You then add the strobe or speed light and increase in steps until you have the desired effect.
An incident light meter will be very helpful as it will take away the guesswork and speedup the process.
Regarding the extreme white and on the left of the model; I suspect the photographer has a barrier right up to the subject pressing into him, stopping any light from spilling over. This is common practice to get the effect as close as possible in the studio before going to post production.
My guess is that there will be another strobe to light the white side, either popping straight on it or a flash from behind if it happens to be a white curtain. both will work.
In this case It seems almost certain that they "cheated".
Which they are allowed to do :-).
Take the original image and push the gamma up high enough and you get what you see below.
This very hard transition is usually an indication of editing of some sort. I find this a useful check for many "how did they do xxx" questions where you get transitions which seem somewhat magical or hard to achieve - often hand editing can (and does) help.

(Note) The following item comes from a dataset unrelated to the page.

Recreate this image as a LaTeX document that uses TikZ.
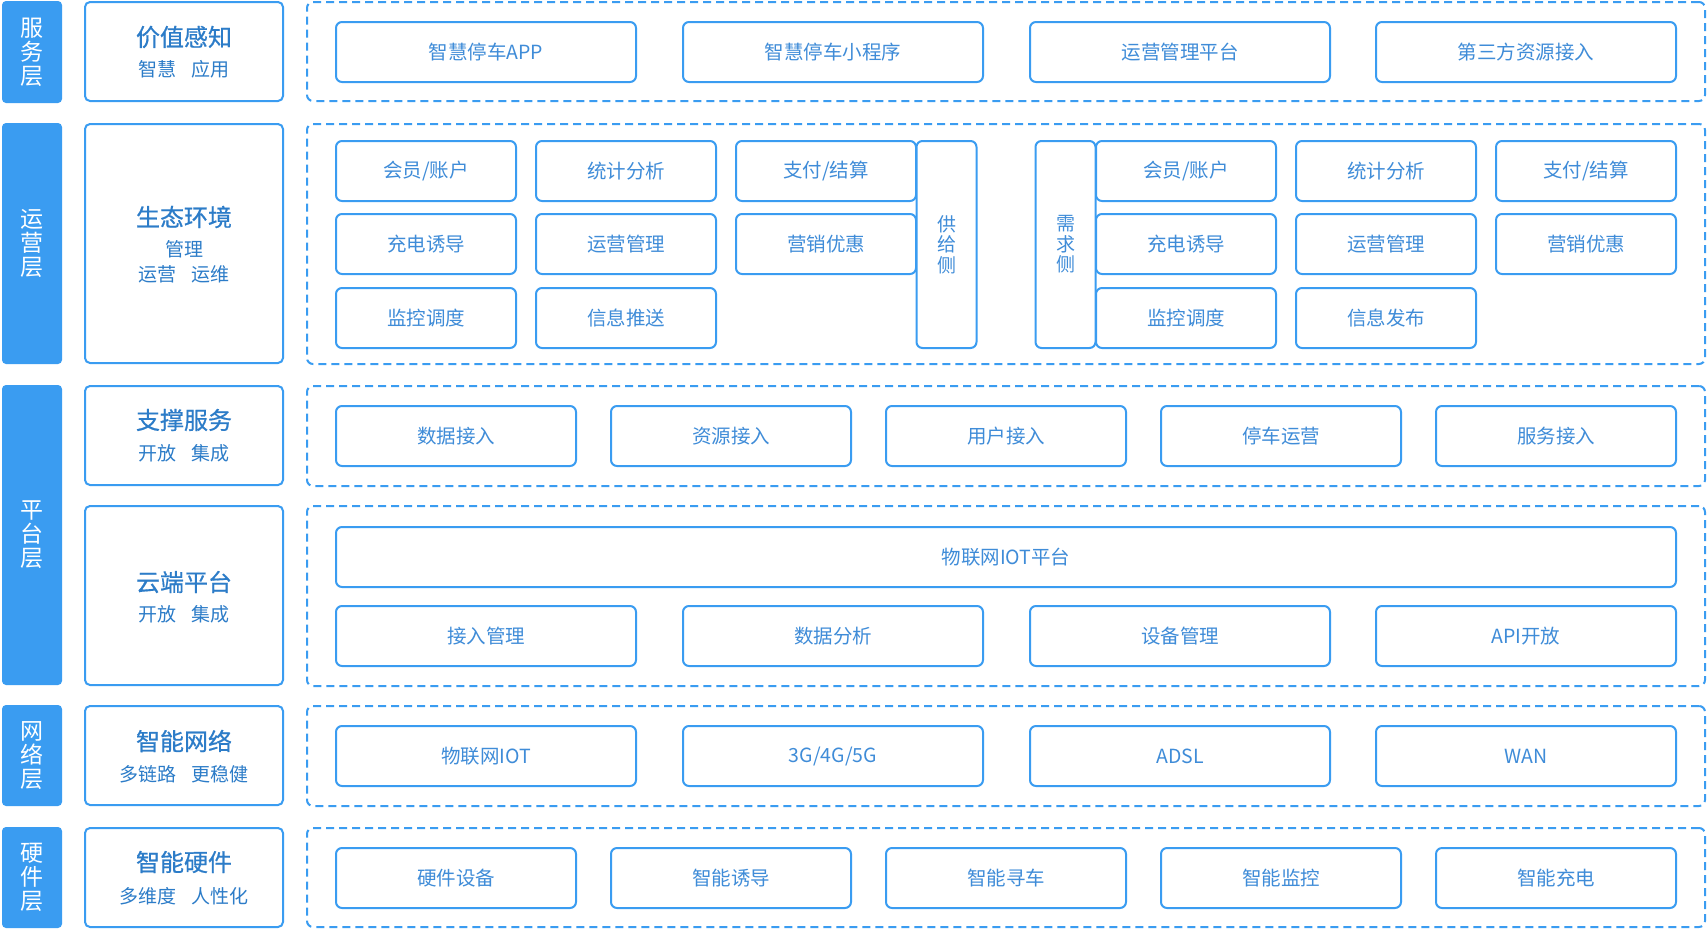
\documentclass[tikz,border=0pt]{standalone}
\usepackage{fontspec}
\setmainfont{Noto Sans CJK SC}
\newfontfamily\headfont[FakeBold=0.6]{Noto Sans CJK SC}
\definecolor{barblue}{HTML}{3A9CF1}
\definecolor{lineblue}{HTML}{3A9CF1}
\definecolor{headblue}{HTML}{2C7CC8}
\definecolor{txtblue}{HTML}{3F8CD8}
\tikzset{
  barbox/.style={fill=barblue, draw=none, rounded corners=4pt, inner sep=0pt, text=white, align=center, font=\fontsize{23}{24}\selectfont},
  lblbox/.style={draw=lineblue, line width=2pt, rounded corners=5pt, fill=white, inner sep=0pt},
  grpbox/.style={draw=lineblue, line width=2pt, dash pattern=on 8pt off 5pt, rounded corners=6pt, inner sep=0pt},
  itemb/.style={draw=lineblue, line width=2pt, rounded corners=6pt, fill=white, inner sep=0pt, text=txtblue, font=\fontsize{19.5}{22}\selectfont},
  vitem/.style={itemb, align=center, font=\fontsize{19}{20.5}\selectfont},
  headtxt/.style={text=headblue, font=\headfont\fontsize{24}{26}\selectfont, inner sep=0pt},
  subtxt/.style={text=headblue, font=\fontsize{19}{21}\selectfont, inner sep=0pt},
}
\newcommand\ib[6]{\node[itemb, minimum width={#3-#1-2}, minimum height={#4-#2-2}] (#5) at ({(#1+#3)/2},{(#2+#4)/2}) {#6};}
\newcommand\gb[5]{\node[grpbox, minimum width={#3-#1-2}, minimum height={#4-#2-2}] (#5) at ({(#1+#3)/2},{(#2+#4)/2}) {};}
\newcommand\lb[5]{\node[lblbox, minimum width={#3-#1-2}, minimum height={#4-#2-2}] (#5) at ({(#1+#3)/2},{(#2+#4)/2}) {};}
\newcommand\bb[6]{\node[barbox, minimum width={#3-#1}, minimum height={#4-#2}] (#5) at ({(#1+#3)/2},{(#2+#4)/2}) {#6};}
\begin{document}
\begin{tikzpicture}[x=1pt,y=-1pt]
\fill[white] (0,0) rectangle (1708,930);
\useasboundingbox (0,0) rectangle (1708,930);
% left bars
\bb{2}{1}{62}{103}{barS}{服\\务\\层}
\bb{2}{123}{62}{364}{barO}{运\\营\\层}
\bb{2}{385}{62}{685}{barP}{平\\台\\层}
\bb{2}{705}{62}{806}{barN}{网\\络\\层}
\bb{2}{827}{62}{928}{barH}{硬\\件\\层}
% label boxes
\lb{84}{1}{284}{102}{lS}
\lb{84}{123}{284}{364}{lO}
\lb{84}{385}{284}{486}{lSup}
\lb{84}{505}{284}{686}{lC}
\lb{84}{705}{284}{806}{lN}
\lb{84}{827}{284}{928}{lH}
\node[headtxt] (hS) at (184,37) {价值感知};
\node[subtxt] (sS) at (184,69) {智慧\hspace{0.8em}应用};
\node[headtxt] (hO) at (184,217) {生态环境};
\node[subtxt] (sO1) at (184,249) {管理};
\node[subtxt] (sO2) at (184,274) {运营\hspace{0.8em}运维};
\node[headtxt] (hSup) at (184,420) {支撑服务};
\node[subtxt] (sSup) at (184,453) {开放\hspace{0.8em}集成};
\node[headtxt] (hC) at (184,582) {云端平台};
\node[subtxt] (sC) at (184,614) {开放\hspace{0.8em}集成};
\node[headtxt] (hN) at (184,741) {智能网络};
\node[subtxt] (sN) at (184,774) {多链路\hspace{0.8em}更稳健};
\node[headtxt] (hH) at (184,862) {智能硬件};
\node[subtxt] (sH) at (184,896) {多维度\hspace{0.8em}人性化};
% dashed groups
\gb{306}{1}{1706}{102}{gS}
\gb{306}{123}{1706}{365}{gO}
\gb{306}{385}{1706}{487}{gSup}
\gb{306}{505}{1706}{687}{gC}
\gb{306}{705}{1706}{807}{gN}
\gb{306}{827}{1706}{928}{gH}
% service items
\ib{335}{21}{637}{83}{s1}{智慧停车APP}
\ib{682}{21}{984}{83}{s2}{智慧停车小程序}
\ib{1029}{21}{1331}{83}{s3}{运营管理平台}
\ib{1375}{21}{1677}{83}{s4}{第三方资源接入}
% operation items left
\ib{335}{140}{517}{202}{o11}{会员/账户}
\ib{535}{140}{717}{202}{o12}{统计分析}
\ib{735}{140}{917}{202}{o13}{支付/结算}
\ib{335}{213}{517}{275}{o21}{充电诱导}
\ib{535}{213}{717}{275}{o22}{运营管理}
\ib{735}{213}{917}{275}{o23}{营销优惠}
\ib{335}{287}{517}{349}{o31}{监控调度}
\ib{535}{287}{717}{349}{o32}{信息推送}
\node[vitem, minimum width=60, minimum height=207] (supply) at (946.5,244.5) {供\\给\\侧};
\node[vitem, minimum width=60, minimum height=207] (demand) at (1065.5,244.5) {需\\求\\侧};
% operation items right
\ib{1095}{140}{1277}{202}{d11}{会员/账户}
\ib{1295}{140}{1477}{202}{d12}{统计分析}
\ib{1495}{140}{1677}{202}{d13}{支付/结算}
\ib{1095}{213}{1277}{275}{d21}{充电诱导}
\ib{1295}{213}{1477}{275}{d22}{运营管理}
\ib{1495}{213}{1677}{275}{d23}{营销优惠}
\ib{1095}{287}{1277}{349}{d31}{监控调度}
\ib{1295}{287}{1477}{349}{d32}{信息发布}
% support
\ib{335}{405}{577}{467}{p1}{数据接入}
\ib{610}{405}{852}{467}{p2}{资源接入}
\ib{885}{405}{1127}{467}{p3}{用户接入}
\ib{1160}{405}{1402}{467}{p4}{停车运营}
\ib{1435}{405}{1677}{467}{p5}{服务接入}
% cloud
\ib{335}{526}{1677}{588}{c0}{物联网IOT平台}
\ib{335}{605}{637}{667}{c1}{接入管理}
\ib{682}{605}{984}{667}{c2}{数据分析}
\ib{1029}{605}{1331}{667}{c3}{设备管理}
\ib{1375}{605}{1677}{667}{c4}{API开放}
% network
\ib{335}{725}{637}{787}{n1}{物联网IOT}
\ib{682}{725}{984}{787}{n2}{3G/4G/5G}
\ib{1029}{725}{1331}{787}{n3}{ADSL}
\ib{1375}{725}{1677}{787}{n4}{WAN}
% hardware
\ib{335}{847}{577}{909}{h1}{硬件设备}
\ib{610}{847}{852}{909}{h2}{智能诱导}
\ib{885}{847}{1127}{909}{h3}{智能寻车}
\ib{1160}{847}{1402}{909}{h4}{智能监控}
\ib{1435}{847}{1677}{909}{h5}{智能充电}
\end{tikzpicture}
\end{document}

The transitiomn to pure black-level is extremelt sharp - there is no smooth gradation but there are jagged squares of lower level scattered along the edge. While it is conceivable that this was produced from a real world lighting effect it certainly appears to be rather brutal editing.
It looks like they used Split Lightning
which is described here. In post-production they probably have pulled down the shadows
in order to get it completely black or used a the brush.
I'm not sure if you could get a natural looking result if you just do a normal portrait and work with photoshop since it could be a pain especially when it comes to the clothing.